Valor econômico, v. 17, n. 4220, 23/03/2017. Política, p. A5

Janot acusa Gilmar de "decrepitude moral"

 

Maíra Magro

 
O procurador-geral da República, Rodrigo Janot, acusou ontem o ministro do Supremo Tribunal Federal (STF) Gilmar Mendes de sofrer de "decrepitude moral" e "disenteria verbal". Num discurso duro e com referências claras ao ministro, mas sem citar o nome dele, Janot reagiu à acusação de que a Procuradoria-Geral da República (PGR) teria vazado, para veículos de comunicação, os nomes de políticos que viraram alvos de pedidos de inquérito com base nas delações da Odebrecht.

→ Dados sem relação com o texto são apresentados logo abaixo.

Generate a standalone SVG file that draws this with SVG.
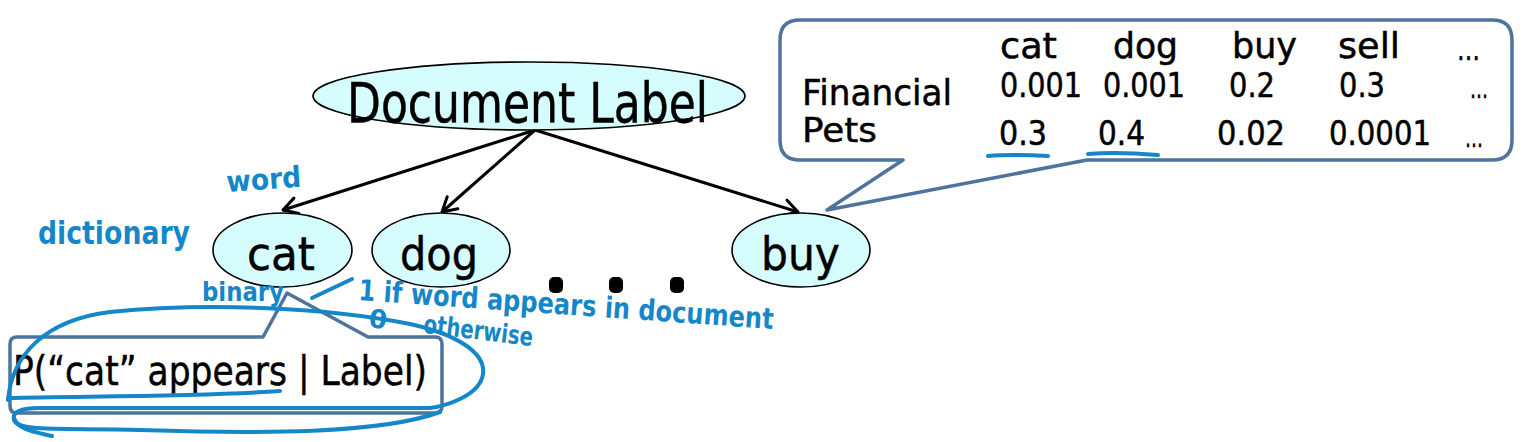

"Em projeção mental, alguns tentam nivelar a todos a sua decrepitude moral, e para isso acusam-nos de condutas que lhes são próprias, socorrendo-se não raras vezes da aparente intangibilidade proporcionada pela posição que ocupam no Estado", disse Janot, insinuando que Gilmar é que teria o suposto costume de passar informações "em off" - ou seja, com a garantia de sigilo da fonte - para jornalistas.

O procurador também negou a afirmação feita na coluna da ombudsman da "Folha de S.Paulo", Paula Cesarino Costa, de que a PGR teria feito uma suposta "coletiva de imprensa em off" para vazar informações sobre a chamada "Lista de Janot". Foi com base no texto da ombudsman que Gilmar criticou a PGR. "É uma mentira, que beira a irresponsabilidade, afirmar que realizamos, na Procuradoria-Geral da República, coletiva de imprensa para 'vazar' nomes da Odebrecht", afirmou Janot. "Não posso deixar de repudiar com toda veemência a aleivosia que tem sido disseminada para o público nos últimos dias."

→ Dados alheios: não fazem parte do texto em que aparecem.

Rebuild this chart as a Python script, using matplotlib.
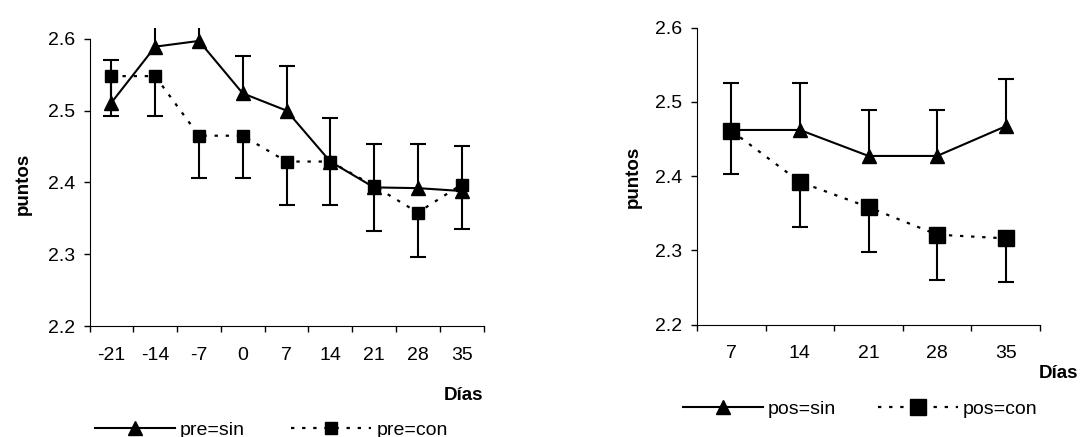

Mais uma vez sem citar o nome de Gilmar, Janot acusou o ministro de sofrer de "disenteria verbal" ao replicar a afirmação da ombudsman. O procurador mencionou que, na mesma coluna, a autora atribuiu a prática de realizar supostas "coletivas em off" ao Congresso Nacional, ao Palácio do Planalto e até ao STF - mas, segundo ele, Gilmar preferiu ocultar as menções a outras instituições.

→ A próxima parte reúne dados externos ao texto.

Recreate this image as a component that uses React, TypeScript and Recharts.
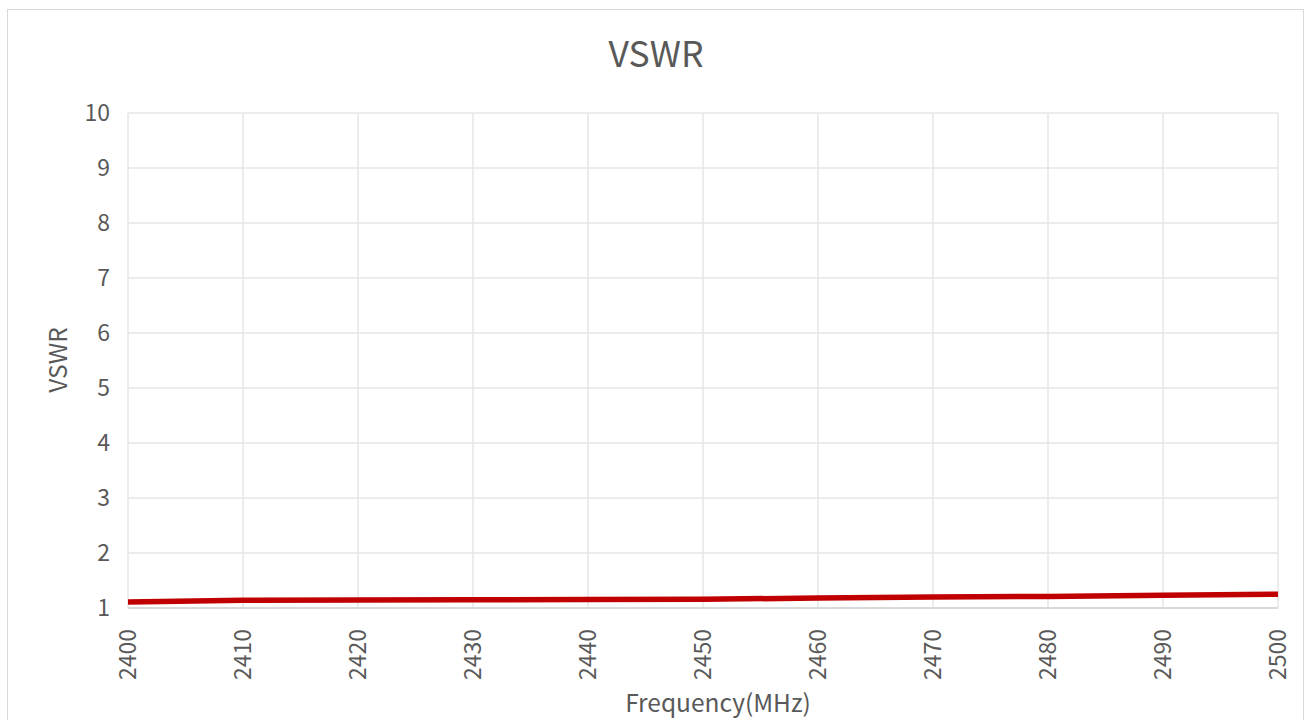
import { LineChart, Line, XAxis, YAxis, CartesianGrid } from "recharts";

const frequencies = [2400, 2410, 2420, 2430, 2440, 2450, 2460, 2470, 2480, 2490, 2500];
const vswrValues = [1.11, 1.14, 1.145, 1.15, 1.155, 1.16, 1.18, 1.2, 1.21, 1.23, 1.25];
const xTicks = [2400, 2410, 2420, 2430, 2440, 2450, 2460, 2470, 2480, 2490, 2500];
const yTicks = [1, 2, 3, 4, 5, 6, 7, 8, 9, 10];

const data = frequencies.map((f, i) => ({ freq: f, vswr: vswrValues[i] }));

const FONT = "'Noto Sans CJK SC', 'Noto Sans', sans-serif";
const GREY = "#595959";

function RotatedTick(props: any) {
  const { x, y, payload } = props;
  return (
    <g transform={`translate(${x},${y})`}>
      <text
        transform="rotate(-90)"
        x={-13}
        y={0}
        dy="0.35em"
        textAnchor="end"
        fill={GREY}
        fontSize={23}
        fontFamily={FONT}
      >
        {payload.value}
      </text>
    </g>
  );
}

export default function App() {
  return (
    <div style={{ position: "absolute", left: 0, top: 0, width: 1309, height: 720, background: "#fff" }}>
      <div
        style={{
          position: "absolute",
          left: 7,
          top: 9,
          width: 1297,
          height: 720,
          border: "1px solid #d9d9d9",
          boxSizing: "border-box",
        }}
      />
      <LineChart
        width={1309}
        height={720}
        data={data}
        margin={{ top: 113, right: 31, bottom: 16, left: 68 }}
        style={{ position: "absolute", left: 0, top: 0 }}
      >
        <CartesianGrid stroke="#e6e6e6" strokeWidth={1.5} />
        <XAxis
          dataKey="freq"
          type="number"
          domain={[2400, 2500]}
          ticks={xTicks}
          interval={0}
          tick={<RotatedTick />}
          tickLine={false}
          axisLine={{ stroke: "#d9d9d9", strokeWidth: 2 }}
          height={96}
        />
        <YAxis
          type="number"
          domain={[1, 10]}
          ticks={yTicks}
          interval={0}
          tickLine={false}
          axisLine={false}
          width={60}
          tickMargin={12}
          tick={{ fill: GREY, fontSize: 23, fontFamily: FONT }}
        />
        <Line
          type="linear"
          dataKey="vswr"
          stroke="#c00000"
          strokeWidth={5.5}
          dot={false}
          isAnimationActive={false}
        />
      </LineChart>
      <svg
        width={1309}
        height={720}
        style={{ position: "absolute", left: 0, top: 0, pointerEvents: "none" }}
      >
        <text x={656} y={67} textAnchor="middle" fill={GREY} fontSize={35.5} fontFamily={FONT}>
          VSWR
        </text>
        <text x={718} y={712} textAnchor="middle" fill={GREY} fontSize={24.5} fontFamily={FONT}>
          Frequency(MHz)
        </text>
        <text
          x={67}
          y={360}
          transform="rotate(-90, 67, 360)"
          textAnchor="middle"
          fill={GREY}
          fontSize={24.5}
          fontFamily={FONT}
        >
          VSWR
        </text>
      </svg>
    </div>
  );
}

"Apesar da imputação expressa [inclusive ao STF], não vi uma só palavra de quem teve uma disenteria verbal a se pronunciar sobre essa imputação ao Congresso, ao Palácio do Planalto e ao STF. Só posso atribuir tal ideia a mentes ociosas e dadas a devaneios, mas, infelizmente, com meios para distorcer fatos e desvirtuar instrumentos legítimos de comunicação institucional", declarou.

Janot também fez uma crítica velada ao fato de Gilmar ter participado de reunião recente com o presidente Michel Temer e os presidentes do Senado, Eunício Oliveira, e da Câmara, Rodrigo Maia. "Procuramos nos distanciar dos banquetes palacianos. Fugimos dos círculos de comensais que cortejam desavergonhadamente o poder público. E repudiamos a relação promíscua com a imprensa", afirmou. Segundo o procurador, as "críticas injustas" à PGR são feitas por "quem teve interesses contrariados por nossas ações".

As declarações foram feitas na manhã de ontem em discurso durante reunião de avaliação das eleições de 2016, na Escola Superior do Ministério Público da União, em Brasília. O procurador aproveitou a ocasião para defender a Operação Lava-Jato e a reforma política. "Nosso sistema político-partidário foi conspurcado e precisa urgentemente de reformas. A política não pode continuar a ser uma custosa atividade de risco propícia a aventureiros sem escrúpulos."

À tarde, Janot e Gilmar estiveram presentes à rápida cerimônia de posse de Alexandre de Moraes como ministro do STF. Ex-ministro da Justiça do governo Temer, Moraes foi nomeado pelo presidente em 22 de fevereiro. Ao falar com jornalistas depois da posse, ele negou-se a comentar os trabalhos relacionados à Lava-Jato que terá de realizar na Corte. "Não vou comentar nenhum assunto que não a posse", afirmou o ministro, dizendo-se feliz e honrado com o cargo.

Moraes acrescentou que assume a função "com absoluta convicção" de que pode auxiliar o STF no caminho de "defesa dos direitos fundamentais, equilíbrio entre os três poderes, combate à corrupção e combate à criminalidade." Questionado se sentiu constrangimento em ter na sua posse a presença de vários políticos investigados na Lava-Jato, Moraes limitou-se a agradecer a presença de todos.